--- START OF Available data ---
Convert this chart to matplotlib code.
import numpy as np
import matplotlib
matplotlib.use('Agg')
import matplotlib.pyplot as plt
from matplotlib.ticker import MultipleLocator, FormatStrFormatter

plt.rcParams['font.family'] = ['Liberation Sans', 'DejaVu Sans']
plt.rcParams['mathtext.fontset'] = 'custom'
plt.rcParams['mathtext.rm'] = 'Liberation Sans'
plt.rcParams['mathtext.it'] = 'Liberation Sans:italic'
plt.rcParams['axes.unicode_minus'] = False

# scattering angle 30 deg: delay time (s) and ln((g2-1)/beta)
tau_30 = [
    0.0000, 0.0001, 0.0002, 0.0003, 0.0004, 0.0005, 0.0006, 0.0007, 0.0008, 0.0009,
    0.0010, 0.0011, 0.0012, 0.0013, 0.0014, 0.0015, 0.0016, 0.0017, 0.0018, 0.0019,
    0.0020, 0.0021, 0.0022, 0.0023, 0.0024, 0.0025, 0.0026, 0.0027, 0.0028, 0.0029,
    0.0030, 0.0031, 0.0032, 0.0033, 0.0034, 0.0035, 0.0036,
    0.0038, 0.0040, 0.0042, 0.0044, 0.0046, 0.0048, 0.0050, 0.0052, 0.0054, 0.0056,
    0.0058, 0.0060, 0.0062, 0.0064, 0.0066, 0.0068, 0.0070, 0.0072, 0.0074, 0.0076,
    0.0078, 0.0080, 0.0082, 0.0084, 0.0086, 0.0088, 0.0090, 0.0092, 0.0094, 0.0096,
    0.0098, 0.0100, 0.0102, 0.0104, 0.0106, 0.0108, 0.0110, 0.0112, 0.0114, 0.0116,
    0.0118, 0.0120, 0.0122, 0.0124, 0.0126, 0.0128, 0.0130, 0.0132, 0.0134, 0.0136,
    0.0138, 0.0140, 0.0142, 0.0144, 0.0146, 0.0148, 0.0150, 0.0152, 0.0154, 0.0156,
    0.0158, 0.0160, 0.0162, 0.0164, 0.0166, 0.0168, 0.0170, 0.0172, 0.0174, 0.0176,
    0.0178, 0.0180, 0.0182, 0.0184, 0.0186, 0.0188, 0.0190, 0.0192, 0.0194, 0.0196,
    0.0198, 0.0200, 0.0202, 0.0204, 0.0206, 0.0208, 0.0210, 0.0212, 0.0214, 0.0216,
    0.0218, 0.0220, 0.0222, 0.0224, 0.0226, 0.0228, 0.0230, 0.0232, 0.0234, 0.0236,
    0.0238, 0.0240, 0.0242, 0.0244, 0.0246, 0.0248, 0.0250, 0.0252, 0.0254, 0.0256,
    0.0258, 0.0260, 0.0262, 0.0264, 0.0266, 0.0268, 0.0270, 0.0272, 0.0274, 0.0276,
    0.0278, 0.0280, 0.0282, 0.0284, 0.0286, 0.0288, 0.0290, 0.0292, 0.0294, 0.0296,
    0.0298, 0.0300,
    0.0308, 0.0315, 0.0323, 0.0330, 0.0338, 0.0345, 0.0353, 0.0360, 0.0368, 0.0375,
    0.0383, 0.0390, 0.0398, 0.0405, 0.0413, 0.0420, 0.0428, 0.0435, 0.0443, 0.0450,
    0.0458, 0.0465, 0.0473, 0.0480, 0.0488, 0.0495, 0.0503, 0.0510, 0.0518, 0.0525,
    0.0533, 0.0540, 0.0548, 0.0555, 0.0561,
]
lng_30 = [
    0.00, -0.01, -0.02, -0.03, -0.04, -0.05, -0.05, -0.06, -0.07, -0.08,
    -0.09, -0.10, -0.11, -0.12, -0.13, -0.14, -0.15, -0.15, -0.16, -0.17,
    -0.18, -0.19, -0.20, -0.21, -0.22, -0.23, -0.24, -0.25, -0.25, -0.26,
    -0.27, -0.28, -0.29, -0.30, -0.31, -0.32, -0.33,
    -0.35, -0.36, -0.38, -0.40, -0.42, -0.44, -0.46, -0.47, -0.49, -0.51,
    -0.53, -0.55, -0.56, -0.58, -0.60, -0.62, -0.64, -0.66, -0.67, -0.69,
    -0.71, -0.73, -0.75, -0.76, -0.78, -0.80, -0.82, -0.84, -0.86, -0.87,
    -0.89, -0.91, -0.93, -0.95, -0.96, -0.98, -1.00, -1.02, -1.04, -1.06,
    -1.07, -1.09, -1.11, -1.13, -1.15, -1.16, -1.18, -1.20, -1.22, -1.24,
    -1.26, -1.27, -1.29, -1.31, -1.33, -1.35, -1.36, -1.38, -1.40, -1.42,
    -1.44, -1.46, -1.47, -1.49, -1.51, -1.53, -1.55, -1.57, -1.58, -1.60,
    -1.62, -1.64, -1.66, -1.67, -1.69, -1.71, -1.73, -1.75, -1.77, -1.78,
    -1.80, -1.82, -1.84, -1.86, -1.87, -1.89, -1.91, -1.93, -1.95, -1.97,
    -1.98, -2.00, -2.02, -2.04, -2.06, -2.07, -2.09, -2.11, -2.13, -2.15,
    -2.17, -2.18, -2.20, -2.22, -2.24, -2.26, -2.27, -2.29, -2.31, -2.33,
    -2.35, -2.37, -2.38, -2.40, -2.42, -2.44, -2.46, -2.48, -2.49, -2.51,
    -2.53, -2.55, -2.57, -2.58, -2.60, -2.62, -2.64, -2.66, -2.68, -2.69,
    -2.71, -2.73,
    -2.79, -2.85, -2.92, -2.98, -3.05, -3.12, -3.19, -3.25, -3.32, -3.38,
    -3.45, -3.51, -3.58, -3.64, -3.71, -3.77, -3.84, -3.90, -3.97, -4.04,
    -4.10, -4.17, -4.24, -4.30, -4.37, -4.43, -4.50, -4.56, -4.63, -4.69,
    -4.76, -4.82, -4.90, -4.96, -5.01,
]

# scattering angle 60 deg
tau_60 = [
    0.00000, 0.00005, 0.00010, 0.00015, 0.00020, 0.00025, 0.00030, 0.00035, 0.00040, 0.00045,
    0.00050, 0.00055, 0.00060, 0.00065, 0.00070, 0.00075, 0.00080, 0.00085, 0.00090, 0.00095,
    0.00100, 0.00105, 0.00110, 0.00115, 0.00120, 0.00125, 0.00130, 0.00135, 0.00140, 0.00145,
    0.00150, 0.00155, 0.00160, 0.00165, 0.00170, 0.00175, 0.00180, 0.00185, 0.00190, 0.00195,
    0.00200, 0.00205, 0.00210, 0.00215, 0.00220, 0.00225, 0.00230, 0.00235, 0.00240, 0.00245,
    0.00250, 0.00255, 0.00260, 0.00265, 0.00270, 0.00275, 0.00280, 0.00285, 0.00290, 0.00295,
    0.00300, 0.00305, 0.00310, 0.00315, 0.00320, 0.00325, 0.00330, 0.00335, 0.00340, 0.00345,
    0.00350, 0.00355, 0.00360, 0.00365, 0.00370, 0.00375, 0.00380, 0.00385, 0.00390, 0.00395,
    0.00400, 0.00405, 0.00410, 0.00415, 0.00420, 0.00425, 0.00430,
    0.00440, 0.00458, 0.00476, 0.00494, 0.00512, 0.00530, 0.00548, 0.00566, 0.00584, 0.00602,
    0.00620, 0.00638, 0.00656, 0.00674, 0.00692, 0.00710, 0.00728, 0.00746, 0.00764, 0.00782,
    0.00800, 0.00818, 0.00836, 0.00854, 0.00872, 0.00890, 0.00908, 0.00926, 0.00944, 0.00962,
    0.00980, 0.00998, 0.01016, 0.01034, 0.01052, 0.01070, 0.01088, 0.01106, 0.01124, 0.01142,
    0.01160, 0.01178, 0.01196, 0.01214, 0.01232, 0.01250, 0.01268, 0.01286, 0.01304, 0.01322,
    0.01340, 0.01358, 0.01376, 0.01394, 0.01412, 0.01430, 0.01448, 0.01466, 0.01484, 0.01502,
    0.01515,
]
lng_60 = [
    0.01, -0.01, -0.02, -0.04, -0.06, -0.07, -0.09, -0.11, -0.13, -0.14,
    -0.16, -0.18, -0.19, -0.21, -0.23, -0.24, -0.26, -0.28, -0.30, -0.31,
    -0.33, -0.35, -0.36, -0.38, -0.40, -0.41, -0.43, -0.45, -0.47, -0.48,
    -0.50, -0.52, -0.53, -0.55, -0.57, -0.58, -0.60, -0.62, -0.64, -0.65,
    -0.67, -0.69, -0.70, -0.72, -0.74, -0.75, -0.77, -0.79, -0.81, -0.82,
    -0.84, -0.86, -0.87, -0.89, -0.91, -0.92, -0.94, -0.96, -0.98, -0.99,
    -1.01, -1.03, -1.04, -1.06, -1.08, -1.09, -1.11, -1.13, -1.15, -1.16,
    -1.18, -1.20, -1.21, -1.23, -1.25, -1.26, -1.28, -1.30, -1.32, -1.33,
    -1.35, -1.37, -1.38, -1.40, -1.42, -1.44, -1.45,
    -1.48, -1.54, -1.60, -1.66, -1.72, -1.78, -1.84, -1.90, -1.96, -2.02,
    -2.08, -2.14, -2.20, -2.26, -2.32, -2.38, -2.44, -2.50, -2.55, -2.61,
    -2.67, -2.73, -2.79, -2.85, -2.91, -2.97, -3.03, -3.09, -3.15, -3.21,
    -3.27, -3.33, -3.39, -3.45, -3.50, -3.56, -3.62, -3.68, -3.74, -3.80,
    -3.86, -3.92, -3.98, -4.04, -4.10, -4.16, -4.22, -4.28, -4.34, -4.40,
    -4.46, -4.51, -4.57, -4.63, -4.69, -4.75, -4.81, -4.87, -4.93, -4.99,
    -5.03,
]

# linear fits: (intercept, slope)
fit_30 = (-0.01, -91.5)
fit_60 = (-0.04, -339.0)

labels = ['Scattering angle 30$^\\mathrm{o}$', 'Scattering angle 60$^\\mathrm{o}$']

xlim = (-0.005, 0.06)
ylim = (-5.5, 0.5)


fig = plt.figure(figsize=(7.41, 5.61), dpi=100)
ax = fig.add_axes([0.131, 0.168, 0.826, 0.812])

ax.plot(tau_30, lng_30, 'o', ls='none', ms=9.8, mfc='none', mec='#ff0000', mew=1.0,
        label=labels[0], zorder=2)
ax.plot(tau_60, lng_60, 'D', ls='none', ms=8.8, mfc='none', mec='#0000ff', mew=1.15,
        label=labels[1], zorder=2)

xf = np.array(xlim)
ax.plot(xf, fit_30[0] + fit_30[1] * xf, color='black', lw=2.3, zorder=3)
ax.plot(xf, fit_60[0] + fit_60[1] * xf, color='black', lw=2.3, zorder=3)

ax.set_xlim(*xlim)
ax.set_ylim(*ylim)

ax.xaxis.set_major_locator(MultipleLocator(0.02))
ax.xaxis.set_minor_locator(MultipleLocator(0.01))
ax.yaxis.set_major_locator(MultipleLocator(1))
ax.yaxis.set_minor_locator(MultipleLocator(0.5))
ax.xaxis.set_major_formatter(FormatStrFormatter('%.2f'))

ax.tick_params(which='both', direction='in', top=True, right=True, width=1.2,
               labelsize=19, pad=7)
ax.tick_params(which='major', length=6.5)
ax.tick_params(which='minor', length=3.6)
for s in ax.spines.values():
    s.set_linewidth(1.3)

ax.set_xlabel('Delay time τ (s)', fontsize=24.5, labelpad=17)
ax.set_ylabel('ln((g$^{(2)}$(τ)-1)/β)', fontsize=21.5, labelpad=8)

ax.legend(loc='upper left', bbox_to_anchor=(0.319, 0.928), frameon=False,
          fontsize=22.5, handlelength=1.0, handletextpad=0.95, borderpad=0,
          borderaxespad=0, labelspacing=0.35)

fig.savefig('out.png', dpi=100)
--- END OF Available data ---
Print the material above verbatim, first line through the line containing "plt.rcParams['axes.unicode_minus'] = False", both included.

Output of the exercise ::
Convert this chart to matplotlib code.
import numpy as np
import matplotlib
matplotlib.use('Agg')
import matplotlib.pyplot as plt
from matplotlib.ticker import MultipleLocator, FormatStrFormatter

plt.rcParams['font.family'] = ['Liberation Sans', 'DejaVu Sans']
plt.rcParams['mathtext.fontset'] = 'custom'
plt.rcParams['mathtext.rm'] = 'Liberation Sans'
plt.rcParams['mathtext.it'] = 'Liberation Sans:italic'
plt.rcParams['axes.unicode_minus'] = False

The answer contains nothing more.